- RECORD LIST:

********************

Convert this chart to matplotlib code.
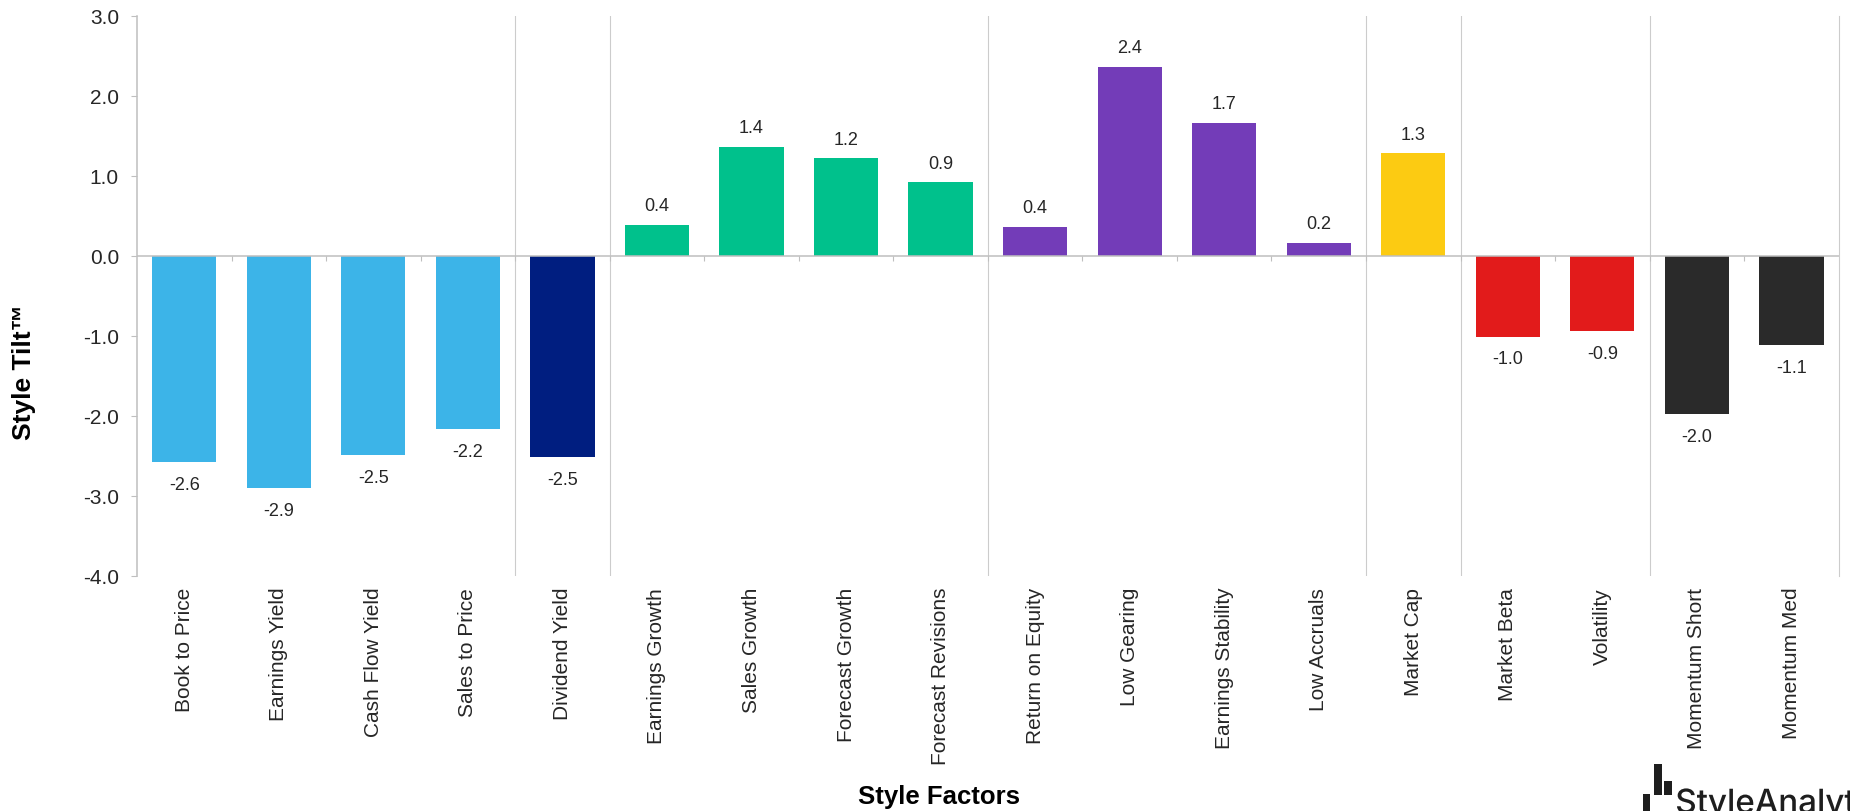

********************

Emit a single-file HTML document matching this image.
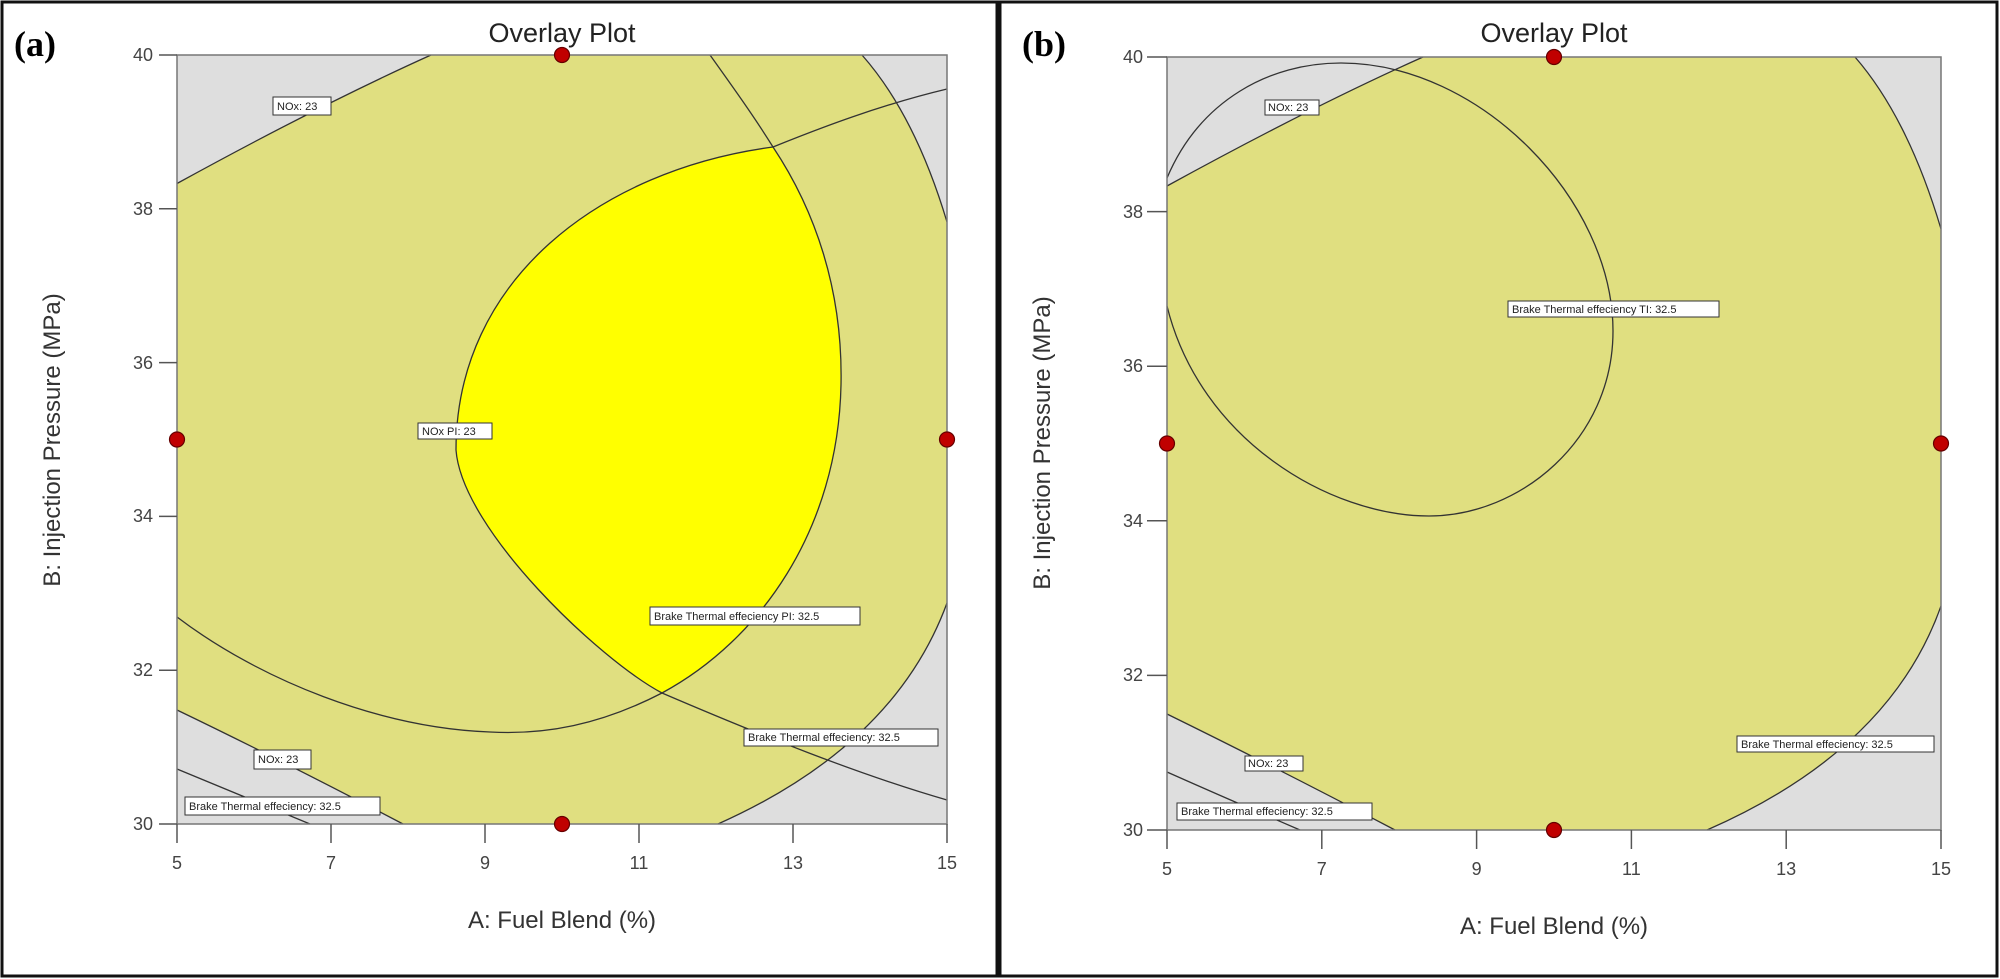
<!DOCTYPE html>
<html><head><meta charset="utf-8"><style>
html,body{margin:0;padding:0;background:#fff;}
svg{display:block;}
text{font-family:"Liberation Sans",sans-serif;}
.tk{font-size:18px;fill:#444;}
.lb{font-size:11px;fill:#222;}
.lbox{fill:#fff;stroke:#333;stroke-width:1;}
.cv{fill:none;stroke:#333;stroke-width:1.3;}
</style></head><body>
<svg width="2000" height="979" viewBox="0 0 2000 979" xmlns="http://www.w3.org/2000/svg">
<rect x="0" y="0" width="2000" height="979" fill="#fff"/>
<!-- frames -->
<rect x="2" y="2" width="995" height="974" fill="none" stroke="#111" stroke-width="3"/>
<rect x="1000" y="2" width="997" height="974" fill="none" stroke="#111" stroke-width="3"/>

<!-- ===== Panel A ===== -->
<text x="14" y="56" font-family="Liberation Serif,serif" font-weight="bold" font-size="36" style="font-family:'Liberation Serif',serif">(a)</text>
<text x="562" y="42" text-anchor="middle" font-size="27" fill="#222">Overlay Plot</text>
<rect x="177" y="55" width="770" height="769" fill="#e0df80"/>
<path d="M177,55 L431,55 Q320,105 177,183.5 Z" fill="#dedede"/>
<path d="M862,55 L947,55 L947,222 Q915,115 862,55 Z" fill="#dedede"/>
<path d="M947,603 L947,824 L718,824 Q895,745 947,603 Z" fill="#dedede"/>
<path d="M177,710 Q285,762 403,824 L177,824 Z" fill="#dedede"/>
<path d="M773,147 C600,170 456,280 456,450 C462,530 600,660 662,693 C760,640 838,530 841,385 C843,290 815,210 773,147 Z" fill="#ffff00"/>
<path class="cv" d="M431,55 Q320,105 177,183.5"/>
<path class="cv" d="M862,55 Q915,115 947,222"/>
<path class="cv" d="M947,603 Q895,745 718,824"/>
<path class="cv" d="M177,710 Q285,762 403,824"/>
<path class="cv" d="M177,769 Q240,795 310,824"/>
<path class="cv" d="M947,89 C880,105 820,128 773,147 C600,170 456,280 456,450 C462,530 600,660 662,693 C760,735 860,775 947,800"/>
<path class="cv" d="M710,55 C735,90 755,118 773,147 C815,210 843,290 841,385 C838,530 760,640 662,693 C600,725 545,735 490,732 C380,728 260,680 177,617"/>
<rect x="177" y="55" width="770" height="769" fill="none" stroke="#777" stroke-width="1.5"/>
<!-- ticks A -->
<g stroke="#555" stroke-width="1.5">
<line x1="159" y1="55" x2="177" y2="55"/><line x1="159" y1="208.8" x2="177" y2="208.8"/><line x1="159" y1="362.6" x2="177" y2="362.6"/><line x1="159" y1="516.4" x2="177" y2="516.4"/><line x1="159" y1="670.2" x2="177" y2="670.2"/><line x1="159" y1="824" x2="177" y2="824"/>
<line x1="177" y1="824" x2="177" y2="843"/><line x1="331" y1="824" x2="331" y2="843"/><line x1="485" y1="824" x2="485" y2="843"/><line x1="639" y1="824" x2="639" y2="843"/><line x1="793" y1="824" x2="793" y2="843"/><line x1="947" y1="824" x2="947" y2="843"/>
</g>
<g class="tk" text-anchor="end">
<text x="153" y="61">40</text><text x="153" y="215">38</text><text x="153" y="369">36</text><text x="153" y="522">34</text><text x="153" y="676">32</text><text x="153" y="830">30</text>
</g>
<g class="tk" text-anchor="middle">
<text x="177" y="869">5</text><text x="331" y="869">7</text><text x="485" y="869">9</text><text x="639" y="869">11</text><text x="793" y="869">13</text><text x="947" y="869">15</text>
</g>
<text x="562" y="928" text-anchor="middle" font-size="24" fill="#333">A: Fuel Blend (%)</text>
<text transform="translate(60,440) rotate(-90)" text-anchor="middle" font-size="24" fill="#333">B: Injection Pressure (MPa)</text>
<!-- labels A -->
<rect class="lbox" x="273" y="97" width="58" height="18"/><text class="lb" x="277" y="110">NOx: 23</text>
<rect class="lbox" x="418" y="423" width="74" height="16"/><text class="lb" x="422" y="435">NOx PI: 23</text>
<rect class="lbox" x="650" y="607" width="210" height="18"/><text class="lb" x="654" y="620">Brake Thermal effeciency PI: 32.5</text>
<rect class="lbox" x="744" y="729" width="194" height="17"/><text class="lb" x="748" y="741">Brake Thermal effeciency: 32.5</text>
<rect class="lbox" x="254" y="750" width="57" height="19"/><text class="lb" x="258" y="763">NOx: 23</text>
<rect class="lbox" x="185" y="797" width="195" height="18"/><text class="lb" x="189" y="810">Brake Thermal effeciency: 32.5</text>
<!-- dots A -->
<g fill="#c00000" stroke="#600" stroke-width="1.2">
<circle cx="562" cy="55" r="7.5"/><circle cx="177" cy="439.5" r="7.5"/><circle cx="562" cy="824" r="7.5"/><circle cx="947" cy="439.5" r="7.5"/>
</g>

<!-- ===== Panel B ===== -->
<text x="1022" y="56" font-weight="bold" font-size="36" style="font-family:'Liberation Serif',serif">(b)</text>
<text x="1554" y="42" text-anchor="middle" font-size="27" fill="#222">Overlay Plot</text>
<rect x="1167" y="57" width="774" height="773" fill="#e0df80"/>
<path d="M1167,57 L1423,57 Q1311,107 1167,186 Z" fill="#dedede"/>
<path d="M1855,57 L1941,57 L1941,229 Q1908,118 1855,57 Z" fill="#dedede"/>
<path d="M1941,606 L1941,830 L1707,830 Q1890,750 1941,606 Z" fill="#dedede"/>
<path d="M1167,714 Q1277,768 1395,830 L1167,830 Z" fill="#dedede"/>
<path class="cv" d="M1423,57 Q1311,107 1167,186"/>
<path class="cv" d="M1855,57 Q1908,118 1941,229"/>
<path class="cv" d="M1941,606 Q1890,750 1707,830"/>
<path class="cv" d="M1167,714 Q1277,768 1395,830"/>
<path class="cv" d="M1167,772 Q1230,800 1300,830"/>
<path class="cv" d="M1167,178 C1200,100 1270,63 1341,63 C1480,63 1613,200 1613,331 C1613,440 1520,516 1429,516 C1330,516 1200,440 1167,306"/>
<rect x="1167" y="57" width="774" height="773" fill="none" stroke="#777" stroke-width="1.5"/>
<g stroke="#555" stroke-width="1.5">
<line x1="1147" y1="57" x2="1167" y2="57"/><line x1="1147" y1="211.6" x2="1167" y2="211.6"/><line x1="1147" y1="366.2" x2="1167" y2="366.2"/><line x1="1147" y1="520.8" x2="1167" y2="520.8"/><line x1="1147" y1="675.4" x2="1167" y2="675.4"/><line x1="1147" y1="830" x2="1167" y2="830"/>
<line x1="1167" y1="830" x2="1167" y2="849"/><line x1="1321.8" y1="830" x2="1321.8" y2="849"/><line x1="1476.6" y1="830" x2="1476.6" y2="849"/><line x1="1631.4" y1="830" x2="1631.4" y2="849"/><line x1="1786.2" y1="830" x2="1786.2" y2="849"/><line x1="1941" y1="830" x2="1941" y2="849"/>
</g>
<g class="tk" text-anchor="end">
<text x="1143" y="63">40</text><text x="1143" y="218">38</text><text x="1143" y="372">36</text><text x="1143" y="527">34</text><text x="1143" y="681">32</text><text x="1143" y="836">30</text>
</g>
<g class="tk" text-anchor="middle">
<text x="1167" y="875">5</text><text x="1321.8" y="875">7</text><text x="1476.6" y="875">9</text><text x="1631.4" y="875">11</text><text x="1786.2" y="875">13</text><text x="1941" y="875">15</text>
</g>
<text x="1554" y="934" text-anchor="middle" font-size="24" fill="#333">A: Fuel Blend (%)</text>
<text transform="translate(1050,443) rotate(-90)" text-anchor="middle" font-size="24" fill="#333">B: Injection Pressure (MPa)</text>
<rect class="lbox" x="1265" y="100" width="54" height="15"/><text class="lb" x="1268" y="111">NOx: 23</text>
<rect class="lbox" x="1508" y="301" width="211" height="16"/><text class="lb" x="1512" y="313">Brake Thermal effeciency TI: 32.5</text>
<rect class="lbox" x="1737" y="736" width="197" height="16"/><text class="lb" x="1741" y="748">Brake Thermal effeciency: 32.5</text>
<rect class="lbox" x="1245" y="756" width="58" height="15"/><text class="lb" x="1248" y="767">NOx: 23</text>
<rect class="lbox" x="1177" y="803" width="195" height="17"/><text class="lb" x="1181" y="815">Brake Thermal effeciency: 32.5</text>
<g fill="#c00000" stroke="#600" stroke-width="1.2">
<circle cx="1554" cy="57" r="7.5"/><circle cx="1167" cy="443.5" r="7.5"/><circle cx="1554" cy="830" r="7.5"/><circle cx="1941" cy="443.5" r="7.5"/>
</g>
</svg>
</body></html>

********************

- TASK REQUIREMENTS: Go through the preceding material and copy each line that has the word "this".

- EXERCISE ANSWER:
Convert this chart to matplotlib code.
Emit a single-file HTML document matching this image.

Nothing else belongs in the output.